By now, most of us are familiar with what causes our planet's changing temperatures. The burning of dirty energy adds planet-warming gases to our atmosphere, which traps heat and causes temperatures to rise. 

Perhaps surprisingly, clouds have a role to play in the process — but only recently has their tangible effect on climate change been modeled effectively.

Certain types of clouds affect the planet differently. As our understanding of the atmosphere improves, scientists are better able to predict where these different clouds will appear and how the rising temperatures will change them.

What are the different kinds of clouds that affect the climate?

There are two types of clouds in particular that have a significant long-term relationship with global warming: stratus and cirrus.

Stratus clouds are thin, lower-lying, and can cover large swaths of the sky. These can help cool off the planet, as they reflect large amounts of light from the sun back out into space.

Cirrus clouds, which are more feathery looking and float at higher altitudes, are more effective at trapping radiation. Subsequently, they tend to heat the planet up as a result.

So, what does all of this mean?

Describing this new research, Paulo Ceppi, a climate scientist, told the Washington Post: "We've found evidence of the amplifying impact of clouds on global warming."
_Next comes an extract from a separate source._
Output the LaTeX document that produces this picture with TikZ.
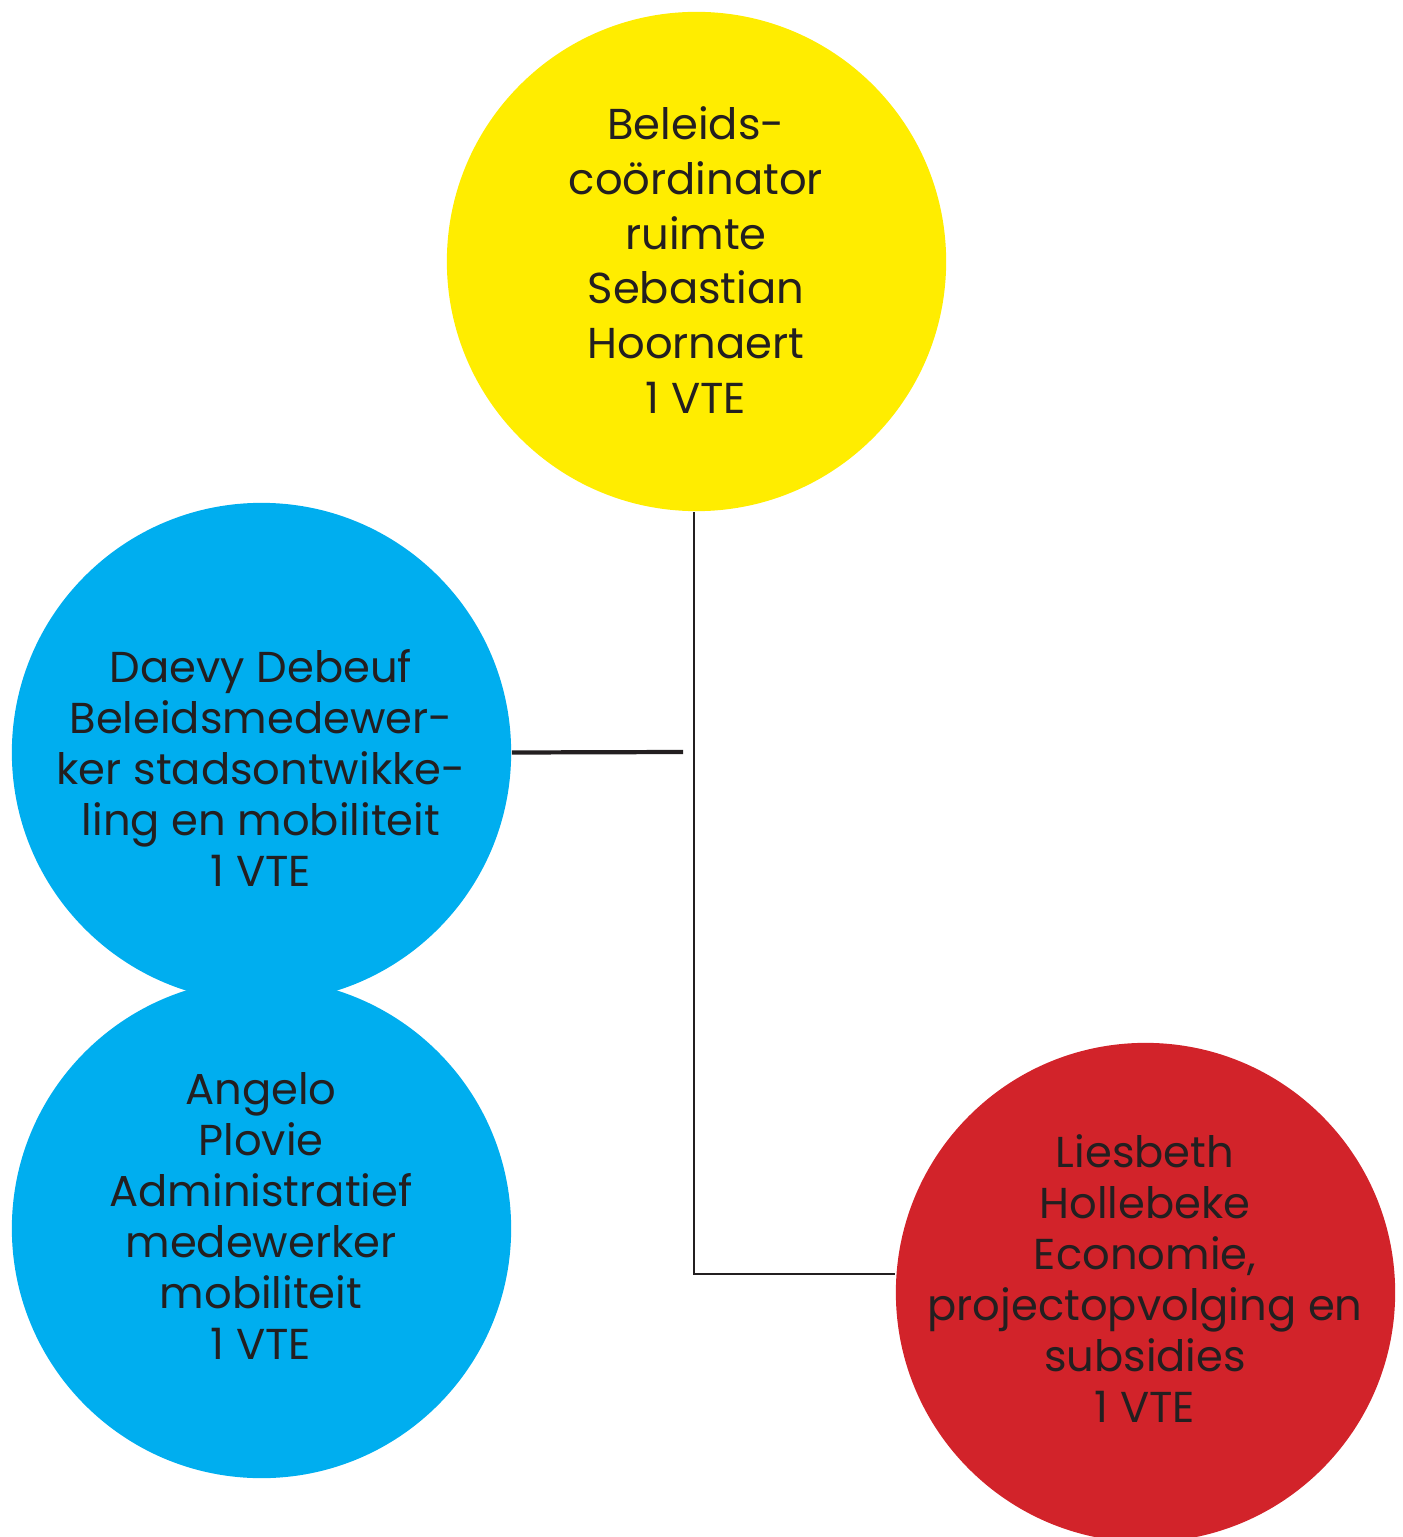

Due to our overheating oceans, stratus clouds (which repel the sun's rays) are expected to begin to disappear over large areas of the planet, Timothy Myers, an atmospheric scientist at the University of Colorado, Boulder, told the Washington Post. As temperatures rise, the clouds covering these bodies of water will dissipate. 

While stratus clouds will become less common, cirrus clouds will be pushed higher into the atmosphere, seeking lower temperature levels. This will in turn increase their ability to catch and trap heat.

Overall cloud coverage will also be affected. A change in circulation patterns in the tropics is sending clouds towards the Earth's magnetic poles and away from the equator, which means they'll be reflecting less light from the sun, as there's less sunlight hitting these areas.

All of these factors appear to suggest that clouds will play a significant role in shaping the climate crisis.